Incidentally, going back to Jim, Jim was not really all that good on the day to day kind of supervision that most of us would have to give a student. He didn’t really, I think, ever help people to solve experimental difficulties very much. What he did was to create a lab that had a lot of talented young people in it so basically you had to learn a lot from your peers from the other students. And inevitably that happens in any lab. But I think in my own lab I would probably have to take a lot more responsibility for helping students to struggle with what kind of experimental problems they had and at least try to point them to who they could get extra advice on how to overcome the difficulties.
Jerry Adams, currently Professor and Joint Head of Molecular Genetics of Cancer Division of The Walter and Eliza Hall Institute of Medical Research, is noted for his achievements in molecular biology, immunology and the molecular genetics of cancer. After completing his BSc in Chemistry at Emory University in 1962, he completed his Ph.D. at Harvard under James Watson. During this time, Adams and Mario Capecchi discovered the initiation mechanism for polypeptides. Adams earned his degree in 1967 and went on to do post-doctoral work at the MRC Laboratory of Molecular Biology in Cambridge, England, where he met his wife, Suzanne Cory. They did further research in Geneva, and in 1972 joined The Walter and Eliza Hall Institute of Medical Research in Australia.
Adams and his research team have made many major contributions to medical science.
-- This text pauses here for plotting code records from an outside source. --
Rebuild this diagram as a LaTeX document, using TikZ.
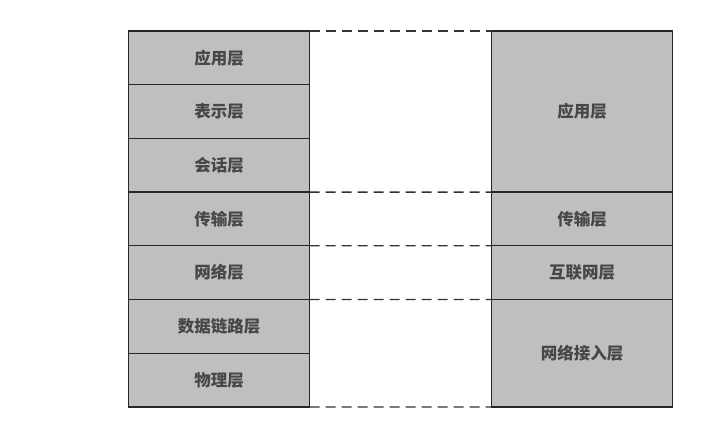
\documentclass[tikz,border=0pt]{standalone}
\usepackage{fontspec}
\newfontfamily\cjk{Noto Sans CJK SC}
\usetikzlibrary{positioning}

\begin{document}
\begin{tikzpicture}[
        x=1pt, y=-1pt,
        node distance=0pt,
        every node/.style={font=\cjk\bfseries\fontsize{16.5}{18}\selectfont, text=black!72},
        layer/.style={rectangle, draw=black!85, line width=1.3pt, fill=black!25, minimum width=181pt, minimum height=53.7pt, inner sep=0pt, outer sep=0pt, align=center},
        gap/.style={dash pattern=on 10pt off 6pt, line width=1.3pt, draw=black!80}
    ]
        \useasboundingbox (0,0) rectangle (714,436);
        % OSI stack
        \node[layer, anchor=north west] (app) at (128.5,31) {应用层};
        \node[layer, below=of app] (pres) {表示层};
        \node[layer, below=of pres] (sess) {会话层};
        \node[layer, below=of sess] (trans) {传输层};
        \node[layer, below=of trans] (net) {网络层};
        \node[layer, below=of net] (link) {数据链路层};
        \node[layer, below=of link] (phys) {物理层};
        % TCP/IP stack
        \node[layer, anchor=north west, minimum height=161.1pt] (tapp) at (491.5,31) {应用层};
        \node[layer, below=of tapp] (ttrans) {传输层};
        \node[layer, below=of ttrans] (tnet) {互联网层};
        \node[layer, below=of tnet, minimum height=107.4pt] (tacc) {网络接入层};
        % dashed correspondences
        \draw[gap] (app.north east) -- (tapp.north west);
        \draw[gap] (trans.north east) -- (ttrans.north west);
        \draw[gap] (net.north east) -- (tnet.north west);
        \draw[gap] (link.north east) -- (tacc.north west);
        \draw[gap] (phys.south east) -- (tacc.south west);
    \end{tikzpicture}
\end{document}
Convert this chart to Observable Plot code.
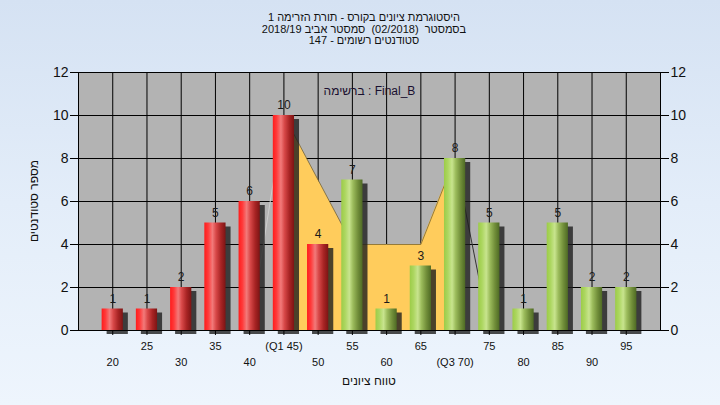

They were the first to clone mammalian genes in Australia and discovered: (i) that antibody genes encode to recombine in a myriad of ways to fight infection; (ii) the genetic mutation that leads to Burkitt’s lymphoma and (iii) the connection between apoptosis and cancer, while studying bcl-2 gene in follicular lymphoma (with David Vaux).
Adams is a Fellow of the Australian Academy of Science (1986), a Fellow of the Royal Society of London (1992), a Fellow of the Royal Society of Victoria (1997) and a member of the National Academy of Sciences.